The quality of Thirion's writing is, though, challenged more than somewhat by Martin Lambert's translation of it into English. Lambert really puts Thirion's words through the mangler. To be frank My Year in Top Gear reads like the original book must have been tossed into Google Translate and the gnomish output tidied up, barely. Lambert's most obvious failing is that he seems to know sod all about the peculiar pigeon English that is Anglo cycle speak. In Lambert's clod-like hands a time trial bike is a stopwatch bike. The Ronde becomes the Round. The Flèche the Arrow. Critériums become rallies, the Critérium du Dauphiné becomes the Dauphiné Rally, the Critérium International the international Rally. The Tour Down Under becomes the Down Under Tour. Grand Tours become great Tours. Climbers are uphillers, descenders are downhillers. Reading My Life in Top Gear I constantly found myself trying to re-imagine the text - not just minor things like those petty annoyances above but also parts of Thirion's prose which just don't seem to make sense in Lambert's translation - and rework it into the language we're used to in cycling writing.
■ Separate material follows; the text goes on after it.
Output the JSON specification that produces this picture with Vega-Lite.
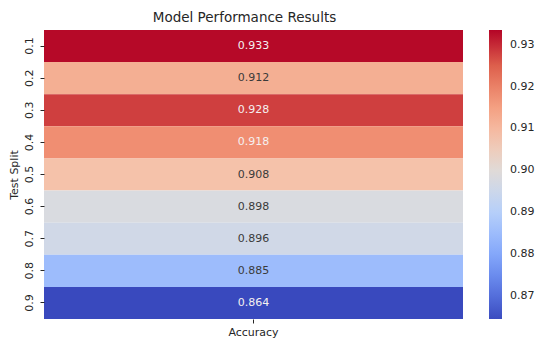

The task handed to Lambert, it should fairly be noted, was far from easy. Not only has the book clearly had a quick turnaround time but continental Europeans have a different way of seeing, a different way of telling. When William Fotheringham was interviewed about his translation of Laurent Fignon's We Were Young and Carefree, he noted how (typical of many French cycling books) some of the original text contained highfalutin' artistically written bits of French which veered off into imagery that would mean nothing to an English-speaking fan, even if you could get a handle on what was originally being said. Fotheringham went on to note a key difference between French and English cycling books (and, even though Thirion is a Belgian, here we'll lump him in with the French, they've stolen enough Belgians in the past for that to be allowed):
"The French tend to be stronger on images than on facts so you have to paraphrase and rejig sentence order to make it into English sportese. An English sportswriter will tell you how it feels, looks and is, as he sees it, but won't try to be DH Lawrence. A French one will get delusions of grandeur which probably goes back to Henri Desgrange trying to be Emile Zola."
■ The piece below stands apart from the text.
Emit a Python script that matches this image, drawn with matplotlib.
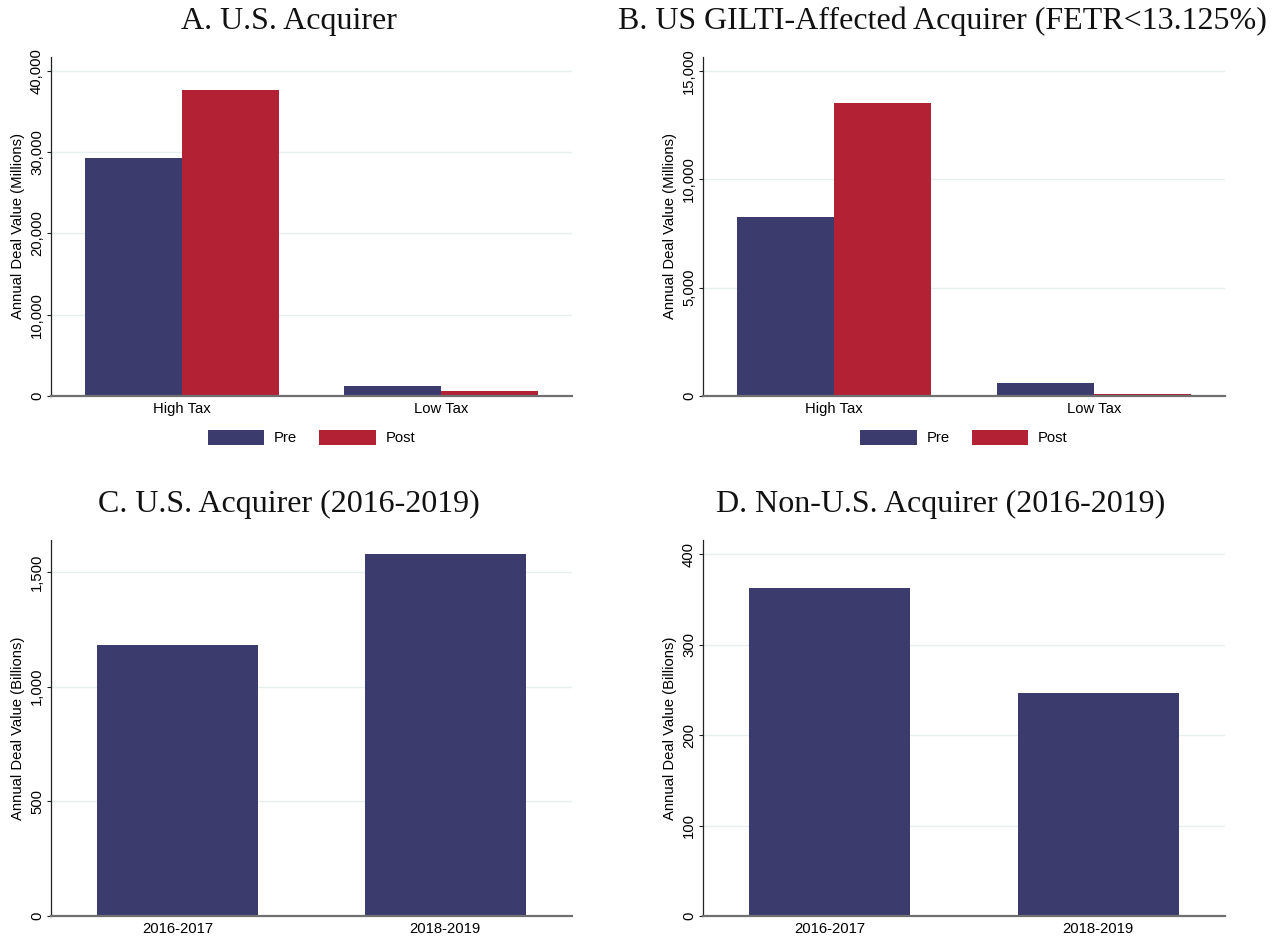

Thirion - a fan of Blondin, of Chany, of men of that ilk - is wonderfully highfalautin' and artistic and perfectly in tune with Desgrange's Zola-tinged purple prose. And, consequently, often barley comprehensible in Lambert's mangled mis-translation which doesn't seem to paraphrase or rejig but, rather, delivers a literal translation that is probably true in word but is totally false in feeling.
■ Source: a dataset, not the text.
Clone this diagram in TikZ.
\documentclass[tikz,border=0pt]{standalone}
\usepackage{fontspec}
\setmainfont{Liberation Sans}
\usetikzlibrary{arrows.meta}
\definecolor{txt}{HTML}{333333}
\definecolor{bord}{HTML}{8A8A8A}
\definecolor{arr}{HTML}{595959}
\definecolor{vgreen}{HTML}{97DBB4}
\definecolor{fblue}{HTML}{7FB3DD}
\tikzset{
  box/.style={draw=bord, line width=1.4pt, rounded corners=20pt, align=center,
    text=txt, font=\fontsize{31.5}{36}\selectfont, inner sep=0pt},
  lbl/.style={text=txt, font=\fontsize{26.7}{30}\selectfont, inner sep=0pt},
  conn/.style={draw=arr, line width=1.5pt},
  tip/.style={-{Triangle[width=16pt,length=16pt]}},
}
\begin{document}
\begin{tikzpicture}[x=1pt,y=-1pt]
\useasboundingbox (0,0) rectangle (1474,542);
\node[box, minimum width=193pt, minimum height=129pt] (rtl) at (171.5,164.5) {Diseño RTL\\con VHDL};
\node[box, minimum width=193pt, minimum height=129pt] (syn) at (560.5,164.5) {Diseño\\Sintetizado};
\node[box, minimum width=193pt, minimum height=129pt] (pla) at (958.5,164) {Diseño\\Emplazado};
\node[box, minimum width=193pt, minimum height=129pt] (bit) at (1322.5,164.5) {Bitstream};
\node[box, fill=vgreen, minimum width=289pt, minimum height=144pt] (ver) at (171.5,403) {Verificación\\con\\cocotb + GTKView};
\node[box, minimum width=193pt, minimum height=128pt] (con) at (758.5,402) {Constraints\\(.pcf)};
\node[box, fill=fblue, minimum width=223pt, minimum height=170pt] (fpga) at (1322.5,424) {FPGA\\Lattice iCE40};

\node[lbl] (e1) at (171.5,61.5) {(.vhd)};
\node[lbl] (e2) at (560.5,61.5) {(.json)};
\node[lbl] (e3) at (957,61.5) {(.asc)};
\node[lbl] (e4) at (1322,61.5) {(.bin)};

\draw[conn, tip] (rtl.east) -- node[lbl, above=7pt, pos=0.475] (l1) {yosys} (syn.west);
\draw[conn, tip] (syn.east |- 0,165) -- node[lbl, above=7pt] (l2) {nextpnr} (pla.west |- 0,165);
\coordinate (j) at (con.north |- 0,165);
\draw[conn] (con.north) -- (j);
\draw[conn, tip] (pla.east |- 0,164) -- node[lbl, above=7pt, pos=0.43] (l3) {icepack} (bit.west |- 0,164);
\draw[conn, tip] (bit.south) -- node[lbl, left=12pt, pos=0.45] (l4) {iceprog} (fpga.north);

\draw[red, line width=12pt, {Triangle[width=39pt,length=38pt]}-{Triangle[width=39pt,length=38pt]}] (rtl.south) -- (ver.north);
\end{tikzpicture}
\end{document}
At the same time there is something perversely charming about the whole thing. If reading My Year in Top Gear is a labour - albeit not a particularly hard one, it's a short book that moves along at a fair clip - it's a labour of love. Yes, for sure, you want to beat Lambert upside the head with a rolled up copy of Le Soir and tell the guy to go buy a cycling dictionary (is there such a thing?) but the essence of Thirion's tale - and even some of the poetry - is still there, buried beneath the surface. If you feel like putting a little bit of effort into a light and fluffy tale of a special season, you really should take My Year in Top Gear out for a spin. It's well worth the rough ride.